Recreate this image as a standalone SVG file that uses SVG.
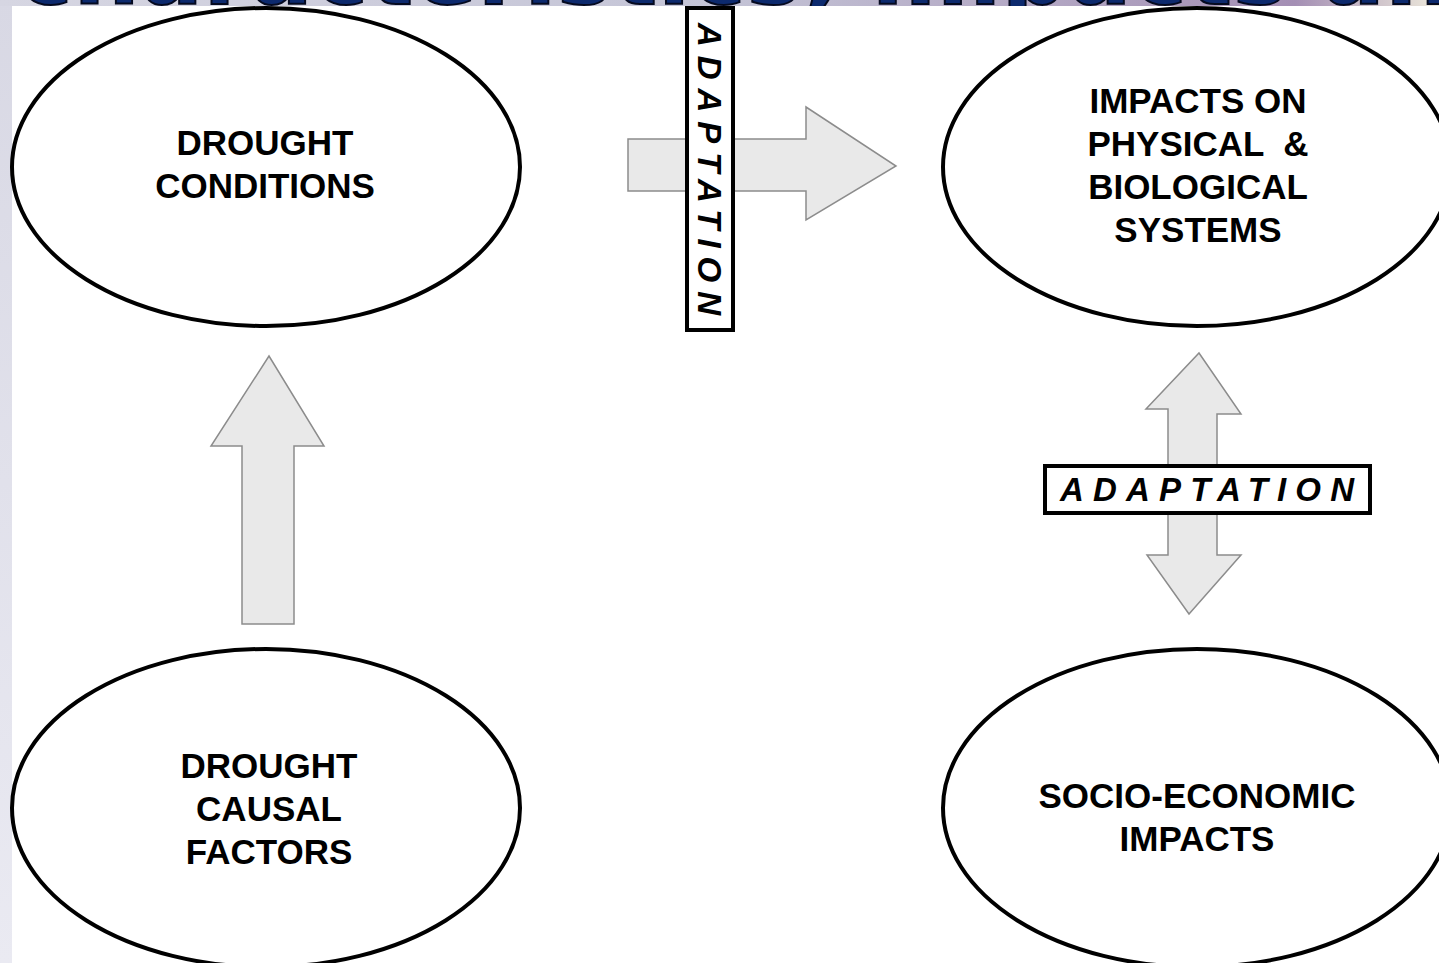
<svg xmlns="http://www.w3.org/2000/svg" width="1439" height="963" viewBox="0 0 1439 963">
<defs>
<linearGradient id="bgtop" x1="0" y1="0" x2="1" y2="0">
<stop offset="0" stop-color="#d6d6e2"/>
<stop offset="0.5" stop-color="#c4c4d6"/>
<stop offset="0.9" stop-color="#a48fb4"/>
<stop offset="1" stop-color="#eeeadc"/>
</linearGradient>
<linearGradient id="bgleft" x1="0" y1="0" x2="0" y2="1">
<stop offset="0" stop-color="#d8d8e4"/>
<stop offset="1" stop-color="#eaeaf2"/>
</linearGradient>
<clipPath id="topclip"><rect x="0" y="0" width="1439" height="6"/></clipPath>
</defs>
<style>
.node{fill:#ffffff;stroke:#000000;stroke-width:4}
.lbl{font-family:"Liberation Sans",Arial,sans-serif;font-weight:bold;font-size:35px;fill:#000;text-anchor:middle}
.arrow{fill:#e9e9e9;stroke:#8c8c8c;stroke-width:1.5;stroke-linejoin:miter}
.box{fill:#ffffff;stroke:#000;stroke-width:4}
.adapt{font-family:"Liberation Sans",Arial,sans-serif;font-weight:bold;font-style:italic;font-size:33px;fill:#000;text-anchor:middle}
.title{font-family:"DejaVu Sans",Verdana,sans-serif;font-weight:bold;font-size:92px;fill:#0d2a6e;stroke:#050a20;stroke-width:2}
</style>
<rect x="0" y="0" width="1439" height="963" fill="url(#bgleft)"/>
<rect x="0" y="0" width="1439" height="6" fill="url(#bgtop)"/>
<g clip-path="url(#topclip)">
<text class="title" x="18" y="4" textLength="1500" lengthAdjust="spacing">characteristics, impacts and</text>
</g>
<rect x="12" y="6" width="1427" height="957" fill="#ffffff"/>

<g id="connectors">
<polygon class="arrow" points="242,624 242,446 211,446 269,356 324,446 294,446 294,624"/>
<polygon class="arrow" points="628,139 806,139 806,107 896,166 806,220 806,191 628,191"/>
<polygon class="arrow" points="1168,555 1168,409 1146,409 1199,353 1241,414 1217,414 1217,555 1241,555 1189,614 1147,555"/>
</g>

<g id="adaptation-vertical">
<rect class="box" x="687" y="8" width="46" height="322"/>
<text class="adapt" transform="translate(710,169) rotate(90)" x="0" y="12" textLength="292" lengthAdjust="spacing">ADAPTATION</text>
</g>

<g id="adaptation-horizontal">
<rect class="box" x="1045" y="466" width="325" height="47"/>
<text class="adapt" x="1207" y="501" textLength="294" lengthAdjust="spacing">ADAPTATION</text>
</g>

<g id="drought-conditions">
<ellipse class="node" cx="266" cy="167" rx="254" ry="159"/>
<text class="lbl" x="265" y="155">DROUGHT</text>
<text class="lbl" x="265" y="198">CONDITIONS</text>
</g>

<g id="impacts-physical">
<ellipse class="node" cx="1197" cy="167" rx="254" ry="159"/>
<text class="lbl" x="1198" y="113">IMPACTS ON</text>
<text class="lbl" x="1198" y="156" xml:space="preserve">PHYSICAL  &amp;</text>
<text class="lbl" x="1198" y="199">BIOLOGICAL</text>
<text class="lbl" x="1198" y="242">SYSTEMS</text>
</g>

<g id="drought-causal">
<ellipse class="node" cx="266" cy="808" rx="254" ry="159"/>
<text class="lbl" x="269" y="778">DROUGHT</text>
<text class="lbl" x="269" y="821">CAUSAL</text>
<text class="lbl" x="269" y="864">FACTORS</text>
</g>

<g id="socio-economic">
<ellipse class="node" cx="1197" cy="808" rx="254" ry="159"/>
<text class="lbl" x="1197" y="808">SOCIO-ECONOMIC</text>
<text class="lbl" x="1197" y="851">IMPACTS</text>
</g>
</svg>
——————————
*Instructions for the task*. Copy the material shown above in full and exactly. Skip the pictures.

*Response below*.
Recreate this image as a standalone SVG file that uses SVG.
<svg xmlns="http://www.w3.org/2000/svg" width="1439" height="963" viewBox="0 0 1439 963">
<defs>
<linearGradient id="bgtop" x1="0" y1="0" x2="1" y2="0">
<stop offset="0" stop-color="#d6d6e2"/>
<stop offset="0.5" stop-color="#c4c4d6"/>
<stop offset="0.9" stop-color="#a48fb4"/>
<stop offset="1" stop-color="#eeeadc"/>
</linearGradient>
<linearGradient id="bgleft" x1="0" y1="0" x2="0" y2="1">
<stop offset="0" stop-color="#d8d8e4"/>
<stop offset="1" stop-color="#eaeaf2"/>
</linearGradient>
<clipPath id="topclip"><rect x="0" y="0" width="1439" height="6"/></clipPath>
</defs>
<style>
.node{fill:#ffffff;stroke:#000000;stroke-width:4}
.lbl{font-family:"Liberation Sans",Arial,sans-serif;font-weight:bold;font-size:35px;fill:#000;text-anchor:middle}
.arrow{fill:#e9e9e9;stroke:#8c8c8c;stroke-width:1.5;stroke-linejoin:miter}
.box{fill:#ffffff;stroke:#000;stroke-width:4}
.adapt{font-family:"Liberation Sans",Arial,sans-serif;font-weight:bold;font-style:italic;font-size:33px;fill:#000;text-anchor:middle}
.title{font-family:"DejaVu Sans",Verdana,sans-serif;font-weight:bold;font-size:92px;fill:#0d2a6e;stroke:#050a20;stroke-width:2}
</style>
<rect x="0" y="0" width="1439" height="963" fill="url(#bgleft)"/>
<rect x="0" y="0" width="1439" height="6" fill="url(#bgtop)"/>
<g clip-path="url(#topclip)">
<text class="title" x="18" y="4" textLength="1500" lengthAdjust="spacing">characteristics, impacts and</text>
</g>
<rect x="12" y="6" width="1427" height="957" fill="#ffffff"/>

<g id="connectors">
<polygon class="arrow" points="242,624 242,446 211,446 269,356 324,446 294,446 294,624"/>
<polygon class="arrow" points="628,139 806,139 806,107 896,166 806,220 806,191 628,191"/>
<polygon class="arrow" points="1168,555 1168,409 1146,409 1199,353 1241,414 1217,414 1217,555 1241,555 1189,614 1147,555"/>
</g>

<g id="adaptation-vertical">
<rect class="box" x="687" y="8" width="46" height="322"/>
<text class="adapt" transform="translate(710,169) rotate(90)" x="0" y="12" textLength="292" lengthAdjust="spacing">ADAPTATION</text>
</g>

<g id="adaptation-horizontal">
<rect class="box" x="1045" y="466" width="325" height="47"/>
<text class="adapt" x="1207" y="501" textLength="294" lengthAdjust="spacing">ADAPTATION</text>
</g>

<g id="drought-conditions">
<ellipse class="node" cx="266" cy="167" rx="254" ry="159"/>
<text class="lbl" x="265" y="155">DROUGHT</text>
<text class="lbl" x="265" y="198">CONDITIONS</text>
</g>

<g id="impacts-physical">
<ellipse class="node" cx="1197" cy="167" rx="254" ry="159"/>
<text class="lbl" x="1198" y="113">IMPACTS ON</text>
<text class="lbl" x="1198" y="156" xml:space="preserve">PHYSICAL  &amp;</text>
<text class="lbl" x="1198" y="199">BIOLOGICAL</text>
<text class="lbl" x="1198" y="242">SYSTEMS</text>
</g>

<g id="drought-causal">
<ellipse class="node" cx="266" cy="808" rx="254" ry="159"/>
<text class="lbl" x="269" y="778">DROUGHT</text>
<text class="lbl" x="269" y="821">CAUSAL</text>
<text class="lbl" x="269" y="864">FACTORS</text>
</g>

<g id="socio-economic">
<ellipse class="node" cx="1197" cy="808" rx="254" ry="159"/>
<text class="lbl" x="1197" y="808">SOCIO-ECONOMIC</text>
<text class="lbl" x="1197" y="851">IMPACTS</text>
</g>
</svg>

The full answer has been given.